### THE EXERCISE:
Go through the listing and return every line with "this" in it.

### RECORDS TO USE:
******************************
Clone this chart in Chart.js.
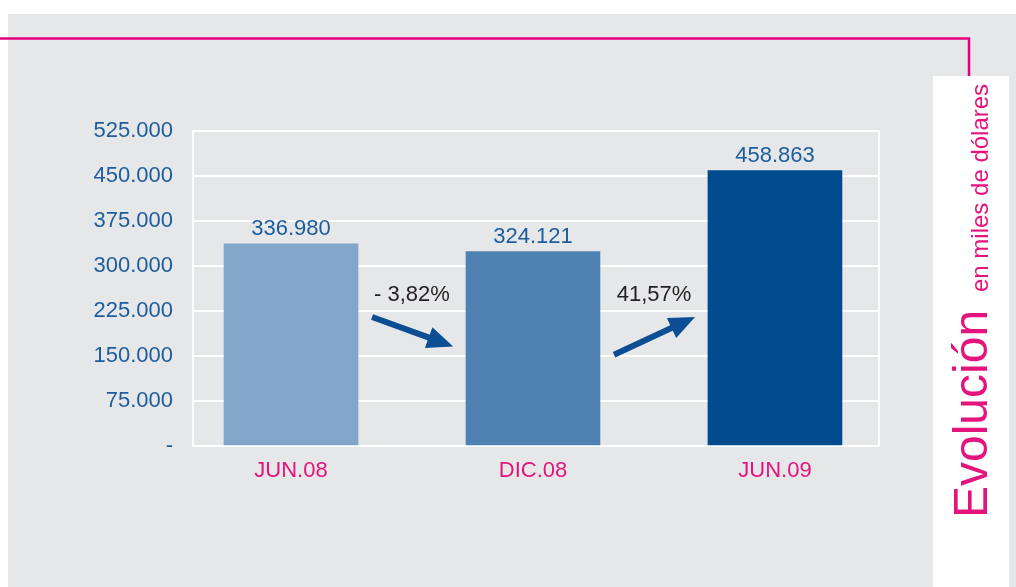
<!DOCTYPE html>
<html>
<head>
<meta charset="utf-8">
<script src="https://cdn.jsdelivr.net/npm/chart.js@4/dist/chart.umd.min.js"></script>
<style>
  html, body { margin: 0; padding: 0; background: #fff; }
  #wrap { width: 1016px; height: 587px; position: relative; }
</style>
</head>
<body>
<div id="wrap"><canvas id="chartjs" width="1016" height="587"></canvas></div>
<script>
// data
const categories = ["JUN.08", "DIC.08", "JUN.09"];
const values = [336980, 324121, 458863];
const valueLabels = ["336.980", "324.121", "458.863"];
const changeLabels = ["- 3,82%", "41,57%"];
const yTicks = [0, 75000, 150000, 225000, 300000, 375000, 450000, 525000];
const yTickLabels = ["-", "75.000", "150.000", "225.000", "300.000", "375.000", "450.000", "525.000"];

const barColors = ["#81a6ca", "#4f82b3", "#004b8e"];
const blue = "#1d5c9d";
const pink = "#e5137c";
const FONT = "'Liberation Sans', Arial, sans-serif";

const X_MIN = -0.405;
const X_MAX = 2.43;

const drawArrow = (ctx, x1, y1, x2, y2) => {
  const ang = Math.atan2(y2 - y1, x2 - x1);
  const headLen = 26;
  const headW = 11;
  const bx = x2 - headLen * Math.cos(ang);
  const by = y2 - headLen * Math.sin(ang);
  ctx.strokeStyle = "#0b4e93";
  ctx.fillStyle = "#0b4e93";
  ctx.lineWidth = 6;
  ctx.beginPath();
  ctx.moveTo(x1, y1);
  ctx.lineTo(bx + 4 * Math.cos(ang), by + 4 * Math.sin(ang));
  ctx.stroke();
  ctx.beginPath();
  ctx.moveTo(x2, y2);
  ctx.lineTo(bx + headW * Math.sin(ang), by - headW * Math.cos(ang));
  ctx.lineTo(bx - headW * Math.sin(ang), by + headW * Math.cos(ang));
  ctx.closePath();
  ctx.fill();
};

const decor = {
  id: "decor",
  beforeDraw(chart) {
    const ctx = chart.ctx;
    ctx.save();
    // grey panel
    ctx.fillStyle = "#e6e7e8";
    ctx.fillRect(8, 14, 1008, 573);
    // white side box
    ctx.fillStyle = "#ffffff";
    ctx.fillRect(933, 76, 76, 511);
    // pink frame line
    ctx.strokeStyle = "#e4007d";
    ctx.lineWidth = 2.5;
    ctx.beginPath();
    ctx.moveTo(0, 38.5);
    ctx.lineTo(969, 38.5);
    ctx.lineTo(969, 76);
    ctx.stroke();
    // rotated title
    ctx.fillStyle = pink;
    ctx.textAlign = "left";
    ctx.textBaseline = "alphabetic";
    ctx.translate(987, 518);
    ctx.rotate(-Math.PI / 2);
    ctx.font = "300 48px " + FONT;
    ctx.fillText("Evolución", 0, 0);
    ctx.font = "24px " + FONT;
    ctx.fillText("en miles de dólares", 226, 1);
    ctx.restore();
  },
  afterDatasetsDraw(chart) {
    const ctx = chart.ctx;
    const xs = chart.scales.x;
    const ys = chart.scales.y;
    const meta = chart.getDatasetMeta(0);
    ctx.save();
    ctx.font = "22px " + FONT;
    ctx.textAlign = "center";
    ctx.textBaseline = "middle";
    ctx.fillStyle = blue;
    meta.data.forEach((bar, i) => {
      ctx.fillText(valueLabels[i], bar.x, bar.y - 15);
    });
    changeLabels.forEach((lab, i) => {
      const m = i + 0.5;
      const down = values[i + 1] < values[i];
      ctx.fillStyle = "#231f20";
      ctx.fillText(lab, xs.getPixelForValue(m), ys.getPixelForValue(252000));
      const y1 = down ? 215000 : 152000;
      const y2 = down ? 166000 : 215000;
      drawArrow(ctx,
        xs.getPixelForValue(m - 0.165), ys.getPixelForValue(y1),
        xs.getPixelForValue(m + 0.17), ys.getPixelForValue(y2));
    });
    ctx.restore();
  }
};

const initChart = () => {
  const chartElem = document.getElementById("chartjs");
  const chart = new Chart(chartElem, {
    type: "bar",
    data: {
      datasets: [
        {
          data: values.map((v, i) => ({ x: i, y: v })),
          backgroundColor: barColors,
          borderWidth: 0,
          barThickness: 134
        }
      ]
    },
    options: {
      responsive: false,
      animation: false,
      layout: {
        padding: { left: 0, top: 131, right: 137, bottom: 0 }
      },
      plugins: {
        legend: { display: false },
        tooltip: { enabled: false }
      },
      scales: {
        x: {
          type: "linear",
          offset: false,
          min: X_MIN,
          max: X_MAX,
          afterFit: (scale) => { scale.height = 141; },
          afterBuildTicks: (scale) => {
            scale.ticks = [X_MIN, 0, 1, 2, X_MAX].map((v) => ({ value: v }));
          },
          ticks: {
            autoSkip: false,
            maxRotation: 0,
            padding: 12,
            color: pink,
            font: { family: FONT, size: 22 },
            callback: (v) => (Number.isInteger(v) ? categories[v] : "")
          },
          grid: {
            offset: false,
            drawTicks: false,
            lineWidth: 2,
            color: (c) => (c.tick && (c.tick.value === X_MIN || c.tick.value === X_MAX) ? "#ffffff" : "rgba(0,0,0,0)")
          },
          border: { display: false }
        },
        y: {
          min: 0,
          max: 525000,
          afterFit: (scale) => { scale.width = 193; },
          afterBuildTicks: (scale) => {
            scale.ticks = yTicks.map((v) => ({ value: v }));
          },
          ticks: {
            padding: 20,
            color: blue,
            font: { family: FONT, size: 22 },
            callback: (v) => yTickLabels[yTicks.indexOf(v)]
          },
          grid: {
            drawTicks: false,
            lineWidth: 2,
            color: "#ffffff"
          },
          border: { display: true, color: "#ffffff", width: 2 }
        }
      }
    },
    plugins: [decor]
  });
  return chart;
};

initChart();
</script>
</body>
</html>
******************************
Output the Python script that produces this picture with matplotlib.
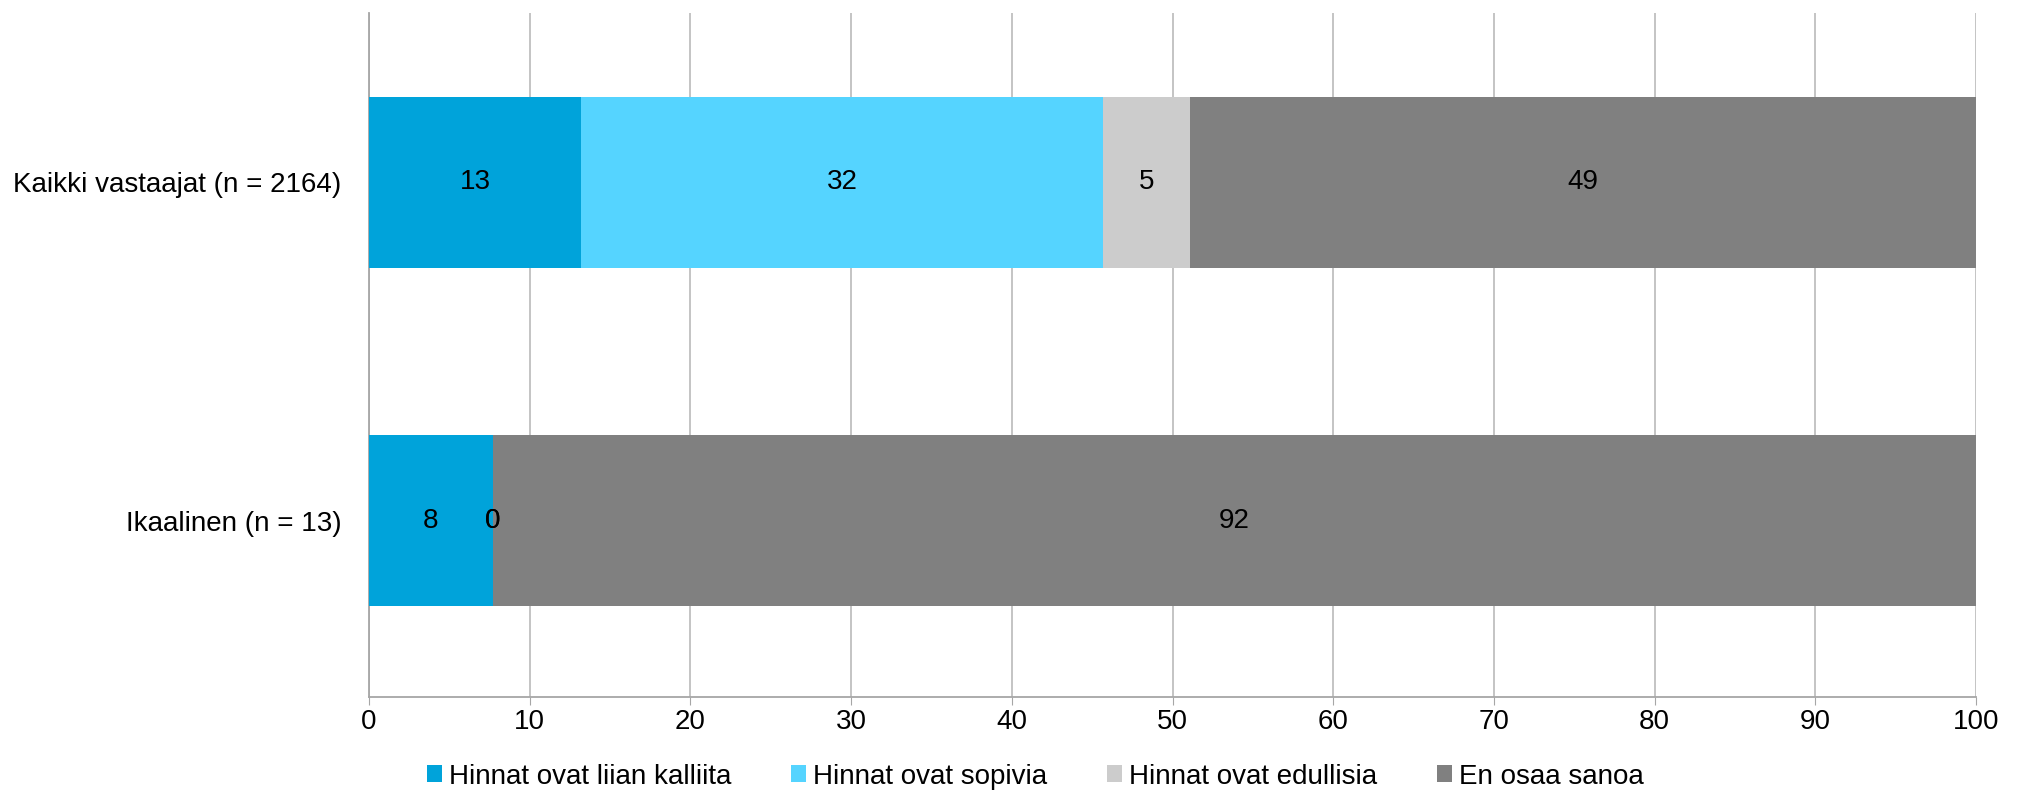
******************************
### SOLUTION BELOW:
Clone this chart in Chart.js.
Output the Python script that produces this picture with matplotlib.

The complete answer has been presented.